Learners in a class of their own

Reblogged from Leahurst66

One from the vaults…

Learners in a class of their own (TESS, 2001)

By Alison Preuss

When I say my children are home educated, why is there always that same shock-horror reaction from those who have no qualms about offloading their own offspring at the local day-prison? And why do I find myself answering the same old questions even before they are asked? Yes, it’s legal. No, my children are not social isolates. No, I’m not a qualified teacher. Yes, they can read, write, count, surf the Internet, and have even passed exams.

The popular perception of home educators seems to be that we are either hothousing parents preparing our brilliant children for early Oxbridge entry; or else we are hippie types who lead alternative, tree-hugging lifestyles. In fact the reality is very different for most of us. Our children may have been driven out of school because of bullying, have unmet special needs, or simply be free spirits who hate being forced into learning things that other people have decided are “for their own good”.
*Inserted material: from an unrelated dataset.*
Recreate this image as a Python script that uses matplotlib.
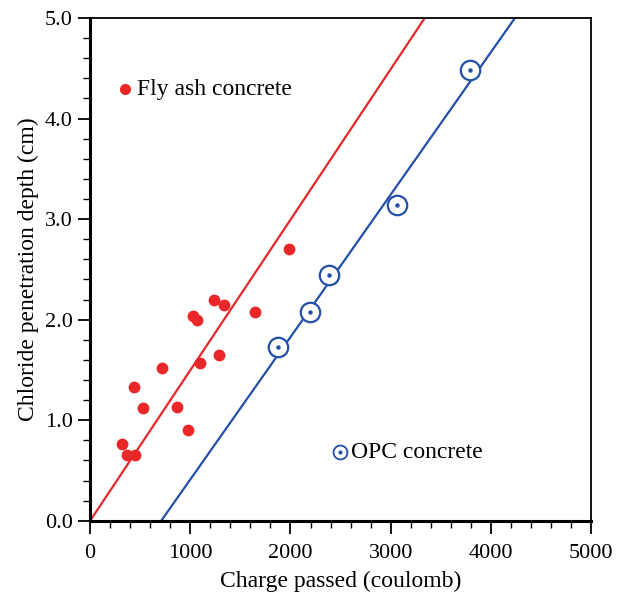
import matplotlib.pyplot as plt
import numpy as np

plt.rcParams['font.family'] = 'Liberation Serif'

# fly ash concrete data (charge in coulomb, depth in cm)
fly_charge = [320, 370, 450, 440, 530, 720, 870, 980, 1030, 1070, 1100, 1240, 1290, 1340, 1650, 1990]
fly_depth = [0.76, 0.65, 0.65, 1.33, 1.12, 1.52, 1.13, 0.90, 2.04, 2.00, 1.57, 2.20, 1.65, 2.15, 2.08, 2.70]

# OPC concrete data
opc_charge = [1880, 2190, 2380, 3060, 3790]
opc_depth = [1.73, 2.08, 2.44, 3.14, 4.48]

# fitted lines (end points)
fly_line_x = [0, 3340]
fly_line_y = [0.0, 5.0]
opc_line_x = [710, 4240]
opc_line_y = [0.0, 5.0]

red = '#e82828'
blue = '#2450a8'

fig = plt.figure(figsize=(6.17, 6.0), dpi=100)
ax = fig.add_axes([0.146, 0.132, 0.812, 0.838])

ax.plot(fly_line_x, fly_line_y, color=red, lw=1.6)
ax.plot(opc_line_x, opc_line_y, color=blue, lw=1.6)

ax.plot(fly_charge, fly_depth, 'o', color=red, ms=8.5, mec='none')
ax.plot(opc_charge, opc_depth, 'o', mfc='white', mec=blue, mew=1.6, ms=14)
ax.plot(opc_charge, opc_depth, 'o', color=blue, ms=2.2)

# legend entries as in the picture
ax.plot([350], [4.29], 'o', color=red, ms=8, mec='none')
ax.text(470, 4.29, 'Fly ash concrete', fontsize=17, va='center')
ax.plot([2490], [0.68], 'o', mfc='white', mec=blue, mew=1.3, ms=10)
ax.plot([2490], [0.68], 'o', color=blue, ms=2)
ax.text(2600, 0.68, 'OPC concrete', fontsize=17, va='center')

ax.set_xlim(0, 5000)
ax.set_ylim(0, 5.0)
ax.set_xticks(np.arange(0, 5001, 1000))
ax.set_xticks(np.arange(0, 5001, 200), minor=True)
ax.set_yticks(np.arange(0, 5.01, 1.0))
ax.set_yticks(np.arange(0, 5.01, 0.2), minor=True)
ax.set_yticklabels(['%.1f' % v for v in np.arange(0, 5.01, 1.0)])

ax.tick_params(which='major', direction='out', length=9, width=1.3, labelsize=16)
ax.tick_params(which='minor', direction='out', length=5, width=1.0)
ax.tick_params(axis='x', pad=8)

for s in ['left', 'bottom']:
    ax.spines[s].set_linewidth(2.2)
for s in ['top', 'right']:
    ax.spines[s].set_linewidth(1.3)

ax.set_xlabel('Charge passed (coulomb)', fontsize=17, labelpad=5)
ax.set_ylabel('Chloride penetration depth (cm)', fontsize=17, labelpad=4)

plt.savefig('out.png')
Many parents feel they are incapable of educating their children, but most tend to confuse “education” with “schooling” – the two are far from synonymous. Indeed all the evidence points to the benefits of keeping children out of the system, and a new study from Durham University has found that children do disproportionately better at home if they come from poorer working-class backgrounds. Which brings me to a burning question of my own: why is there no proper support for home education when it is so undeniably successful? Too many vested interests in the schooling industry, perhaps?
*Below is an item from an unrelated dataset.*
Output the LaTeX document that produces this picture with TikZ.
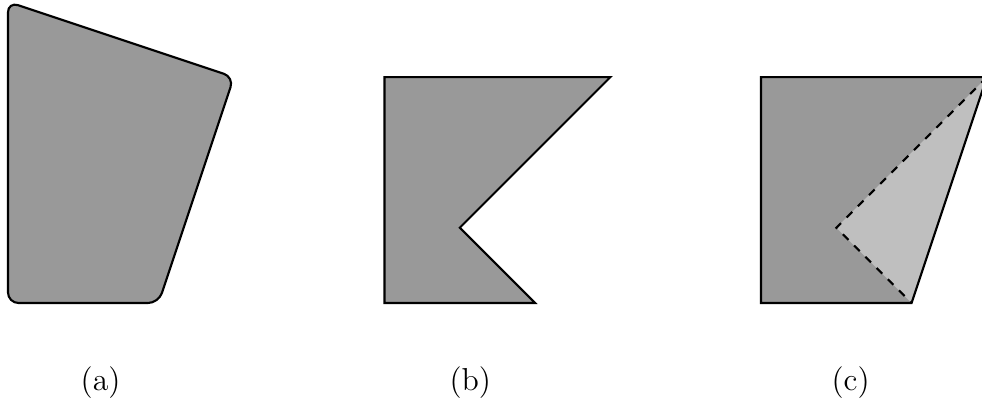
\documentclass[tikz,border=0pt]{standalone}
\usepackage{tikz}

\begin{document}
\begin{tikzpicture}[region/.style={draw,thick,fill=gray!80}]
    \useasboundingbox (-0.106,-1.262) rectangle (12.935,4.024);
    \draw[region,rounded corners] (0,0) -- (2,0) -- (3,3) -- (0,4) -- cycle;
    \draw[region] (5,0) -- (7,0) -- (6,1) -- (8,3) -- (5,3) -- cycle;
    \fill[gray!80] (10,0) -- (12,0) -- (13,3) -- (10,3) -- cycle;
    \fill[gray!50] (11,1) -- (13,3) -- (12,0) -- cycle;
    \draw[thick,dashed] (13,3) -- (11,1) -- (12,0);
    \draw[thick] (10,0) -- (12,0) -- (13,3) -- (10,3) -- cycle;
    \foreach \x/\lbl in {1.23/a,6.14/b,11.19/c} \node (cap\lbl) at (\x,-1.05) {\large (\lbl)};
\end{tikzpicture}
\end{document}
It is a parental legal obligation to ensure that children are educated during the compulsory years – but that fact is remarkably concealed. The Scottish Consumer Council has found that parents seeking to remove their children from state schools in Scotland are routnely obstructed by local authorities.

Unlike in England and Wales, where children must be deregistered from school on demand, the “privilege” of exercising the same legal right in Scotland depends on parents obtaining council consent. Claims during the passage of the Standards in Scotland’s Schools etc Act that this represented a “safeguard” for children have already been exposed as bogus because the rules are easily circumvented by those who move areas or can afford to transfer children temporarily to independent schools. Besides, if parents never send their children to school, the local authority need never become aware of their home educating status.

The “welfare” issue regularly rears its ugly head, but “socialisation” is probably the biggest red herring of all. Home-educated children are socialised in the community, and they have friends and acquaintances of all ages and backgrounds. They do not need the artificial creation of real-life experiences because they never leave the real world. Why waste time with “mock” modern studies when you can be talking to real politicians about your concerns as young citizens?

Learning can be done anywhere, anyhow, anytime, especially now that the Internet is available as a tool. Working from home has become commonplace and learning from home is a natural progression.

Homogenisation, not education, is the real name of the schooling game, of course. If school is truly such a wonderful experience, why have compulsory attendance? The evidence is incontrovertible – home education works. And as the movement continues to grow, it is clear that home educators in Scotland are no longer prepared to tolerate interference from vested-interest professionals whose own system is on the road to obsolescence.